New year, new decade, new times – makes us want to have new selves. Again I return to my friend Ambrose Bierce, who affirms that there is in fact nothing new under the sun, but there are plenty of old things we don’t know about yet. And by old things I mean, like, things that I didn’t know about until today. Old thing? Roll Out Flowers. It’s things like that which made me cut off DirecTV, and though I have somewhat socially stunted my growth in doing so, I don’t ever have to think about “Roll Out Flowers” again. Oh wait, but I just did. What brought me back to this perversion of nature?
It was seeing the concept of “Roll Out Flowers” done right.
A very small company on foodzie.com, TerraSource Gourmet Chocolates, makes mostly-gluten-free fairly-traded vegan dark chocolates made with local ingredients. But did you notice? They don’t bandy around the word “organic” like everyone else. I like that. I also like vegan dark chocolate, but what really made me take notice was this: “Packaging is another aspect that has a huge impact in terms of green practices. Our most unique offering is a two-piece favor box made of plantable paper embedded with native prairie seeds or a mix of wildflowers.”

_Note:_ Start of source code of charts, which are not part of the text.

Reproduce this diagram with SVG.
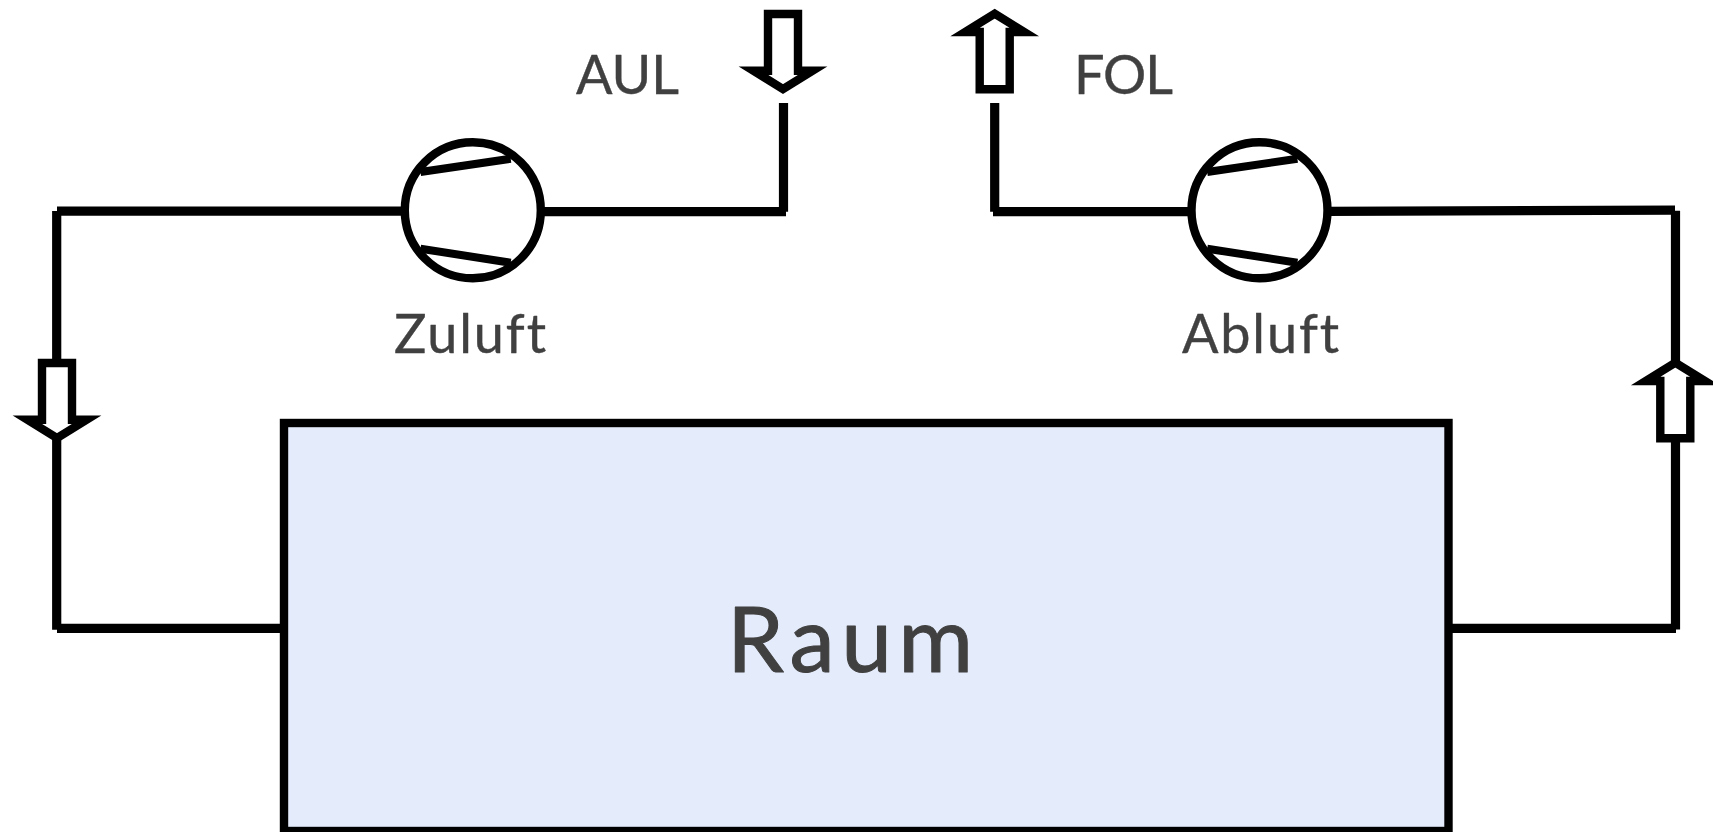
<svg xmlns="http://www.w3.org/2000/svg" width="1713" height="832" viewBox="0 0 1713 832">
<style>
.ln{fill:none;stroke:#000;stroke-width:9.2}
.bl{stroke:#000;stroke-width:8;fill:none}
.fan{fill:#fff;stroke:#000;stroke-width:8.4}
.ar{fill:#fff;stroke:#000;stroke-width:8.4;stroke-miterlimit:10}
.t{font-family:Lato,"Liberation Sans",sans-serif;fill:#404040;font-size:54px;stroke:#404040;stroke-width:.4;stroke-linejoin:round;font-variant-ligatures:none}
</style>
<defs>
<polygon id="down" points="768,14 798,14 798,70.7 812.6,70.7 783,89 753.4,70.7 768,70.7"/>
<polygon id="up" points="979.7,89.3 1009.7,89.3 1009.7,32 1024.3,32 994.7,13.7 965.1,32 979.7,32"/>
</defs>
<rect width="1713" height="832" fill="#fff"/>
<g id="connectors">
<path class="ln" d="M57 211.2H404"/>
<path class="ln" d="M56.7 211V360"/>
<path class="ln" d="M56.7 438V629.7"/>
<path class="ln" d="M57 628.3H285"/>
<path class="ln" d="M540 211.7H786"/>
<path class="ln" d="M783.5 103V211.7"/>
<path class="ln" d="M994.7 103V211.7"/>
<path class="ln" d="M993 211.7H1192"/>
<path class="ln" d="M1327 211.3L1675 210.2"/>
<path class="ln" d="M1675.5 210.7V362"/>
<path class="ln" d="M1675.5 440V629.5"/>
<path class="ln" d="M1450 628.3H1676"/>
</g>
<g id="arrow-aul"><use href="#down" class="ar"/></g>
<g id="arrow-fol"><use href="#up" class="ar"/></g>
<g id="arrow-zuluft"><use href="#down" class="ar" transform="translate(-726,349)"/></g>
<g id="arrow-abluft"><use href="#up" class="ar" transform="translate(680.6,349)"/></g>
<g id="raum">
<rect x="284" y="423" width="1164.5" height="408" fill="#E4EBFA" stroke="#000" stroke-width="8.4"/>
<text class="t" x="727" y="672.3" style="font-size:91px;stroke-width:1" textLength="246" lengthAdjust="spacing">Raum</text>
</g>
<g id="fan-zuluft">
<circle class="fan" cx="472.8" cy="210.3" r="68"/>
<path class="bl" d="M420.5 172L510.7 158.8M420.5 248.7L510.7 262.7"/>
<text class="t" x="394" y="353" textLength="152" lengthAdjust="spacing">Zuluft</text>
</g>
<g id="fan-abluft">
<circle class="fan" cx="1259.5" cy="210.3" r="68"/>
<path class="bl" d="M1207.2 172L1297.4 158.8M1207.2 248.7L1297.4 262.7"/>
<text class="t" x="1182" y="353" textLength="157" lengthAdjust="spacing">Abluft</text>
</g>
<g id="label-aul"><text class="t" x="576" y="93.7" textLength="103" lengthAdjust="spacing">AUL</text></g>
<g id="label-fol"><text class="t" x="1074" y="93.7" textLength="99" lengthAdjust="spacing">FOL</text></g>
</svg>
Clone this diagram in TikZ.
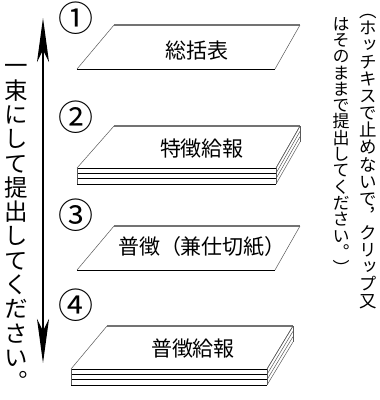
\documentclass[tikz,border=0pt]{standalone}
\usepackage{fontspec}
\usetikzlibrary{arrows.meta}
\newfontfamily\jp{Noto Sans CJK JP}
\newfontfamily\jpv[RawFeature=+vert]{Noto Sans CJK JP}
\makeatletter
\newcommand\tatestack[2]{\vbox{\baselineskip=#1\lineskiplimit=-100pt\lineskip=0pt\tate@loop#2\relax}}
\def\tate@loop#1{\ifx#1\relax\else\hbox to 1em{\hss\vrule height .88em depth .12em width 0pt\relax #1\hss}\expandafter\tate@loop\fi}
\makeatother
\tikzset{
  topedge/.style={draw=black!55, line width=1.3pt},
  frontedge/.style={draw=black, line width=0.9pt},
  sideedge/.style={draw=black!65, line width=0.5pt},
  label/.style={inner sep=0pt, font=\jp\fontsize{21}{21}\selectfont},
  num/.style={inner sep=0pt, font=\jp\fontsize{35}{35}\selectfont},
  tate/.style={inner sep=0pt, anchor=north},
}
\begin{document}
\begin{tikzpicture}[x=1pt,y=-1pt]
\useasboundingbox (0,0) rectangle (380,400);

% arrow
\coordinate (atop) at (43,18);
\coordinate (abot) at (43,363);
\draw[line width=1.3pt, {Stealth[length=44pt,width=12pt,inset=12pt]}-{Stealth[length=44pt,width=12pt,inset=12pt]}] (atop) -- (abot);

% left vertical text
\node[tate] (lefttext) at (16,54) {\jpv\fontsize{23.5}{23.5}\selectfont\tatestack{24.3pt}{一束にして提出してください。}};

% right vertical text
\node[tate] (rcol1) at (368,1.5) {\jpv\fontsize{17.5}{17.5}\selectfont\tatestack{17.1pt}{（ホッチキスで止めないで，クリップ又}};
\node[tate] (rcol2) at (341,15) {\jpv\fontsize{17}{17}\selectfont\tatestack{16.3pt}{はそのままで提出してください。）}};

% numbers
\node[num] (n1) at (76,18) {①};
\node[num] (n2) at (76,117) {②};
\node[num] (n3) at (76,215) {③};
\node[num] (n4) at (76,305) {④};

% sheet 1
\draw[topedge] (114,25) -- (300,25);
\draw[sideedge] (114,25) -- (77,69);
\draw[sideedge] (300,25) -- (275,69);
\draw[frontedge] (77,69) -- (275,69);
\node[label] (s1) at (197,51) {総括表};

% sheet 2 (stack)
\draw[topedge] (114,126) -- (300,126);
\draw[sideedge] (114,126) -- (77,168);
\draw[sideedge] (300,126) -- (276,168);
\foreach \d in {0,5.33,10.67,16} {
  \draw[frontedge] (77,168+\d) -- (276,168+\d);
  \draw[sideedge] (276,168+\d) -- (300,126+\d);
}
\draw[sideedge] (77,168) -- (77,184);
\draw[sideedge] (276,168) -- (276,184);
\draw[sideedge] (300,126) -- (300,142);
\node[label] (s2) at (202,149) {特徴給報};

% sheet 3
\draw[topedge] (114,226) -- (300,226);
\draw[sideedge] (114,226) -- (77,270);
\draw[sideedge] (300,226) -- (275,270);
\draw[frontedge] (77,270) -- (275,270);
\node[label] (s3) at (202,247) {普徴（兼仕切紙）};

% sheet 4 (stack)
\draw[topedge] (107,326) -- (293,326);
\draw[sideedge] (107,326) -- (71,369);
\draw[sideedge] (293,326) -- (267,369);
\foreach \d in {0,5.33,10.67,16} {
  \draw[frontedge] (71,369+\d) -- (267,369+\d);
  \draw[sideedge] (267,369+\d) -- (293,326+\d);
}
\draw[sideedge] (71,369) -- (71,385);
\draw[sideedge] (267,369) -- (267,385);
\draw[sideedge] (293,326) -- (293,342);
\node[label] (s4) at (193,349) {普徴給報};
\end{tikzpicture}
\end{document}
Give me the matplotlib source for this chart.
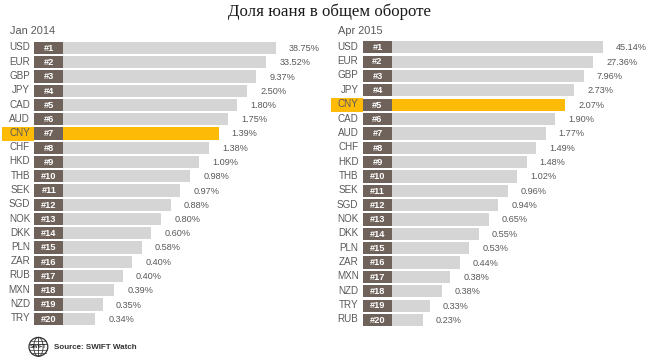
import matplotlib
matplotlib.use("Agg")
import numpy as np
import matplotlib.pyplot as plt
from matplotlib.patches import Ellipse

TITLE = "Доля юаня в общем обороте"
SOURCE = "Source: SWIFT Watch"

left_title = "Jan 2014"
left_codes = ["USD", "EUR", "GBP", "JPY", "CAD", "AUD", "CNY", "CHF", "HKD", "THB",
              "SEK", "SGD", "NOK", "DKK", "PLN", "ZAR", "RUB", "MXN", "NZD", "TRY"]
left_labels = ["38.75%", "33.52%", "9.37%", "2.50%", "1.80%", "1.75%", "1.39%", "1.38%", "1.09%", "0.98%",
               "0.97%", "0.88%", "0.80%", "0.60%", "0.58%", "0.40%", "0.40%", "0.39%", "0.35%", "0.34%"]
# bar lengths are not proportional to the shares, so they are read off the picture
left_lengths = [212.5, 203, 193, 184, 174, 165, 155.5, 146, 136, 127,
                117, 107.5, 98, 88, 78.5, 69, 59.5, 51, 39.5, 32]

right_title = "Apr 2015"
right_codes = ["USD", "EUR", "GBP", "JPY", "CNY", "CAD", "AUD", "CHF", "HKD", "THB",
               "SEK", "SGD", "NOK", "DKK", "PLN", "ZAR", "MXN", "NZD", "TRY", "RUB"]
right_labels = ["45.14%", "27.36%", "7.96%", "2.73%", "2.07%", "1.90%", "1.77%", "1.49%", "1.48%", "1.02%",
                "0.96%", "0.94%", "0.65%", "0.55%", "0.53%", "0.44%", "0.38%", "0.38%", "0.33%", "0.23%"]
right_lengths = [210.7, 201, 191.7, 182, 172.7, 163, 153.4, 144, 134.4, 125,
                 115.4, 106, 96.4, 86.7, 77, 67.4, 58, 49.4, 37.4, 30.4]

GREY = "#d5d5d5"
BADGE = "#6f625b"
GOLD = "#fdbb07"
TEXT = "#595959"

plt.rcParams["font.family"] = ["Liberation Sans", "DejaVu Sans"]


def draw_panel(ax, title, codes, labels, lengths, x0, badge_x, hl_x, y0, dy):
    ys = y0 + dy * np.arange(len(codes))
    colors = [GOLD if c == "CNY" else GREY for c in codes]
    ax.barh(ys, lengths, height=12.2, left=x0, color=colors)
    ax.barh(ys, x0 - 0.8 - badge_x, height=12.2, left=badge_x, color=BADGE)

    hl = codes.index("CNY")
    ax.barh(ys[hl], badge_x - hl_x, height=14, left=hl_x, color=GOLD)

    for i in range(len(codes)):
        ax.text(badge_x - 4.2, ys[i] - 0.5, codes[i], ha="right", va="center",
                fontsize=7.1, color=TEXT)
        ax.text((badge_x + x0) / 2, ys[i] + 0.3, "#%d" % (i + 1), ha="center", va="center",
                fontsize=6.7, color="white", fontweight="bold")
        ax.text(x0 + lengths[i] + 13, ys[i] + 0.5, labels[i], ha="left", va="center",
                fontsize=6.6, color=TEXT)
    ax.text(hl_x + 7.5, 31.5, title, ha="left", va="center", fontsize=7.9, color=TEXT)


def draw_globe(ax, cx, cy, r):
    ax.add_patch(Ellipse((cx, cy), 2 * r, 2 * r, fc="white", ec="#333333", lw=0.9))
    ax.add_patch(Ellipse((cx, cy), r, 2 * r, fc="none", ec="#333333", lw=0.6))
    ax.plot([cx, cx], [cy - r, cy + r], color="#333333", lw=0.6)
    for dy in [-6, -3, 3, 6]:
        half = np.sqrt(r ** 2 - dy ** 2)
        ax.plot([cx - half, cx + half], [cy + dy, cy + dy], color="#333333", lw=0.5)
    ax.text(cx, cy, "SWIFT", ha="center", va="center", fontsize=3.8, color="#222222",
            fontweight="bold")


def main():
    fig = plt.figure(figsize=(6.5, 3.6), dpi=100)
    ax = fig.add_axes([0, 0, 1, 1])
    ax.set_xlim(0, 650)
    ax.set_ylim(360, 0)
    ax.axis("off")

    ax.text(329, 12, TITLE, ha="center", va="center", fontsize=12.2,
            family=["Liberation Serif"], color="#1a1a1a")

    draw_panel(ax, left_title, left_codes, left_labels, left_lengths, 63.3, 34.3, 2, 48, 14.25)
    draw_panel(ax, right_title, right_codes, right_labels, right_lengths, 392.3, 362.7, 331, 47.3, 14.35)

    draw_globe(ax, 38.4, 346.8, 9.4)
    ax.text(54.5, 347.5, SOURCE, ha="left", va="center", fontsize=5.8,
            color="#333333", fontweight="bold")

    plt.savefig("out.png", dpi=100)


if __name__ == "__main__":
    main()
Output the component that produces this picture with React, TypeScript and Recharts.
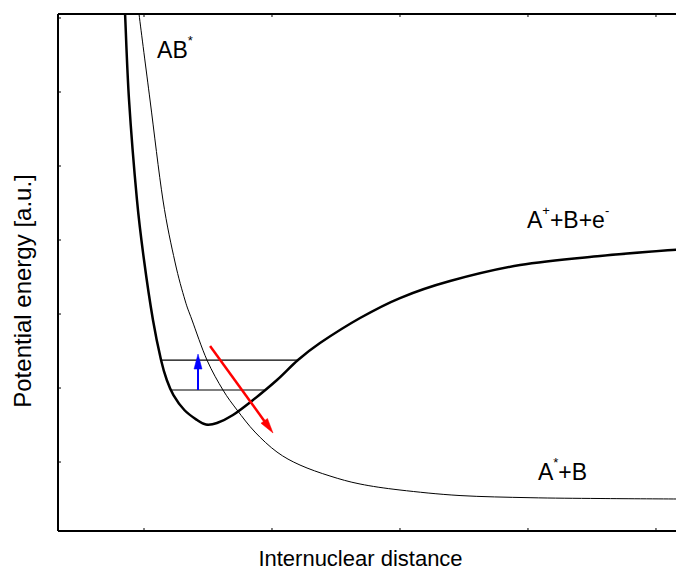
import React from 'react';
import { LineChart, Line, XAxis, YAxis, ReferenceLine, ReferenceDot } from 'recharts';

// Bound molecular-ion state (thick curve)
const boundDistance = [0.842, 0.852, 0.883, 0.945, 1.000, 1.070, 1.133, 1.178, 1.230, 1.315, 1.414, 1.484, 1.570, 1.695, 1.852, 2.039, 2.203, 2.375, 2.688, 3.000, 3.391, 3.938, 4.563, 5.219];
const boundEnergy = [7.378, 7.054, 5.892, 4.541, 3.730, 2.919, 2.378, 2.108, 1.905, 1.703, 1.568, 1.507, 1.527, 1.635, 1.838, 2.108, 2.378, 2.608, 2.946, 3.216, 3.446, 3.662, 3.784, 3.878];

// Repulsive AB* state (thin curve)
const repulsiveDistance = [0.941, 0.961, 1.047, 1.148, 1.242, 1.320, 1.375, 1.492, 1.617, 1.727, 1.867, 2.039, 2.219, 2.453, 2.688, 3.000, 3.469, 4.016, 4.563, 5.219];
const repulsiveEnergy = [7.378, 7.054, 5.892, 4.541, 3.703, 3.189, 2.919, 2.378, 1.973, 1.703, 1.405, 1.135, 0.959, 0.811, 0.703, 0.622, 0.547, 0.518, 0.507, 0.500];

// Vibrational levels in the bound well
const levelEnergy = [2.378, 1.973];
const levelStart = [1.133, 1.215];
const levelEnd = [2.203, 1.94];

// Excitation (blue) and dissociation (red) arrows: [x1, y1, x2, y2]
const excitationArrow = [1.422, 1.973, 1.422, 2.459];
const dissociationArrow = [1.516, 2.568, 2.008, 1.392];

// Axis ticks (unlabelled)
const xTicks = [1, 2, 3, 4, 5];
const yTicks = [1, 2, 3, 4, 5, 6, 7];
const xDomain: [number, number] = [0.328, 5.219];
const yDomain: [number, number] = [0.068, 7.054];

const boundCurve = boundDistance.map((d, i) => ({ d, e: boundEnergy[i] }));
const repulsiveCurve = repulsiveDistance.map((d, i) => ({ d, e: repulsiveEnergy[i] }));

const FONT = "'Liberation Sans', Arial, Helvetica, sans-serif";
const W = 676;
const H = 562;

// Parametric Catmull-Rom curve factory (handles near-vertical branches smoothly)
const catmullRom = (context: any) => {
  let pts: [number, number][] = [];
  return {
    areaStart() {},
    areaEnd() {},
    lineStart() {
      pts = [];
    },
    point(x: number, y: number) {
      pts.push([+x, +y]);
    },
    lineEnd() {
      if (!pts.length) return;
      context.moveTo(pts[0][0], pts[0][1]);
      for (let i = 0; i < pts.length - 1; i++) {
        const p0 = pts[i - 1] || pts[i];
        const p1 = pts[i];
        const p2 = pts[i + 1];
        const p3 = pts[i + 2] || p2;
        context.bezierCurveTo(
          p1[0] + (p2[0] - p0[0]) / 6,
          p1[1] + (p2[1] - p0[1]) / 6,
          p2[0] - (p3[0] - p1[0]) / 6,
          p2[1] - (p3[1] - p1[1]) / 6,
          p2[0],
          p2[1],
        );
      }
    },
  };
};

const NoLabel = () => <g />;

const arrowShape = (color: string, width: number) => (props: any) => {
  const { x1, y1, x2, y2 } = props;
  const dx = x2 - x1;
  const dy = y2 - y1;
  const len = Math.sqrt(dx * dx + dy * dy) || 1;
  const ux = dx / len;
  const uy = dy / len;
  const head = 15;
  const half = 4;
  const bx = x2 - ux * head;
  const by = y2 - uy * head;
  const px = -uy * half;
  const py = ux * half;
  return (
    <g>
      <line x1={x1} y1={y1} x2={bx + ux * 2} y2={by + uy * 2} stroke={color} strokeWidth={width} />
      <polygon points={`${x2},${y2} ${bx + px},${by + py} ${bx - px},${by - py}`} fill={color} stroke={color} strokeWidth={0.5} />
    </g>
  );
};

const stateLabel = (main: [string, string][]) => (props: any) => {
  const { cx, cy } = props;
  let prevSup = false;
  return (
    <text x={cx} y={cy} fill="#000" style={{ fontFamily: FONT, fontSize: 23 }}>
      {main.map(([t, kind], i) => {
        const sup = kind === 'sup';
        const dy = sup && !prevSup ? -13 : !sup && prevSup ? 13 : 0;
        prevSup = sup;
        return (
          <tspan key={i} dy={dy} style={{ fontSize: sup ? 13 : 23 }}>
            {t}
          </tspan>
        );
      })}
    </text>
  );
};

const axisLine = { stroke: '#000', strokeWidth: 2 };
const tickLine = { stroke: '#000', strokeWidth: 1 };

export default function App() {
  return (
    <div style={{ position: 'relative', width: W, height: H }}>
      <LineChart width={W} height={H} margin={{ top: 5, right: 0, bottom: 0, left: 0 }}>
        <XAxis
          xAxisId={0}
          type="number"
          dataKey="d"
          domain={xDomain}
          ticks={xTicks}
          interval={0}
          allowDataOverflow
          tick={NoLabel}
          tickSize={-3}
          height={39}
          axisLine={axisLine}
          tickLine={tickLine}
        />
        <XAxis
          xAxisId="top"
          orientation="top"
          type="number"
          dataKey="d"
          domain={xDomain}
          ticks={xTicks}
          interval={0}
          allowDataOverflow
          tick={NoLabel}
          tickSize={-3}
          height={1}
          axisLine={axisLine}
          tickLine={tickLine}
        />
        <YAxis
          type="number"
          dataKey="e"
          domain={yDomain}
          ticks={yTicks}
          interval={0}
          allowDataOverflow
          tick={NoLabel}
          tickSize={-3}
          width={50}
          axisLine={axisLine}
          tickLine={tickLine}
        />
        <Line
          data={repulsiveCurve}
          dataKey="e"
          type={catmullRom as any}
          stroke="#000"
          strokeWidth={1}
          dot={false}
          activeDot={false}
          isAnimationActive={false}
        />
        <Line
          data={boundCurve}
          dataKey="e"
          type={catmullRom as any}
          stroke="#000"
          strokeWidth={2.5}
          dot={false}
          activeDot={false}
          isAnimationActive={false}
        />
        {levelEnergy.map((e, i) => (
          <ReferenceLine
            key={`lvl${i}`}
            segment={[{ x: levelStart[i], y: e }, { x: levelEnd[i], y: e }]}
            stroke="#000"
            strokeWidth={1.2}
          />
        ))}
        <ReferenceLine
          segment={[{ x: excitationArrow[0], y: excitationArrow[1] }, { x: excitationArrow[2], y: excitationArrow[3] }]}
          shape={arrowShape('#0000ff', 2)}
        />
        <ReferenceLine
          segment={[{ x: dissociationArrow[0], y: dissociationArrow[1] }, { x: dissociationArrow[2], y: dissociationArrow[3] }]}
          shape={arrowShape('#ff0000', 2.5)}
        />
        <ReferenceDot x={1.102} y={6.459} r={0} shape={stateLabel([['AB', 'n'], ['*', 'sup']])} />
        <ReferenceDot
          x={3.992}
          y={4.162}
          r={0}
          shape={stateLabel([['A', 'n'], ['+', 'sup'], ['+B+e', 'n'], ['-', 'sup']])}
        />
        <ReferenceDot x={4.078} y={0.757} r={0} shape={stateLabel([['A', 'n'], ['*', 'sup'], ['+B', 'n']])} />
      </LineChart>
      <svg
        width={W}
        height={H}
        style={{ position: 'absolute', left: 0, top: 0, pointerEvents: 'none' }}
      >
        <text x={352.5} y={558} textAnchor="middle" fill="#000" style={{ fontFamily: FONT, fontSize: 22 }}>
          Internuclear distance
        </text>
        <text
          x={23}
          y={283}
          textAnchor="middle"
          transform="rotate(-90, 23, 283)"
          fill="#000"
          style={{ fontFamily: FONT, fontSize: 24 }}
        >
          Potential energy [a.u.]
        </text>
      </svg>
    </div>
  );
}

This is new to me! But not new. I Googled “plantable paper history” and got 12,000 results, so yup, I just discovered something old. But how old? A bit more oogling and Googling produced nothing on the actual history of this practice, so I went to my most loved/hated source, Yahoo! Answers, to ask random people on the interwebs who would probably yell at me because the computer screen protects all. A guy named Ishtar suggested that paper was too rare and expensive until recently to engage in this practice. Sounds plausible, but I think more research is needed, perhaps a trip to my local top-tier college library? Not sure if it’s worth more or less than the 5 Yahoo points I sacrificed to ask that question.
You’ve got packaging; it needs to be recycled. Travel out the door in a green box and onto the truck to the paper recycling plant, where it goes through processes unknown to me and soon becomes a new product, which goes on a different truck back to a different store where somebody buys it and the cycle begins again. How much freaking fossil fuel does that process use?!?! I’m not saying “don’t recycle,” I’m saying “reuse first.” Would I pay a little bit more for paper packaging that comes embedded with seeds? Yes. I would throw that sucker in the ground and the buck stops here, man. “Roll Out Flowers” is chemical and wasteful, and doesn’t even work based on the reviews I read. But “plantable paper” is going on my “neat things list.” But wait – don’t I kill all plant life that I touch, seed format or not? Yes, yes I do. So I would give it to my daughter’s green-thumbed teachers and spread joy and happiness to the children. The chocolate, however, is all mine.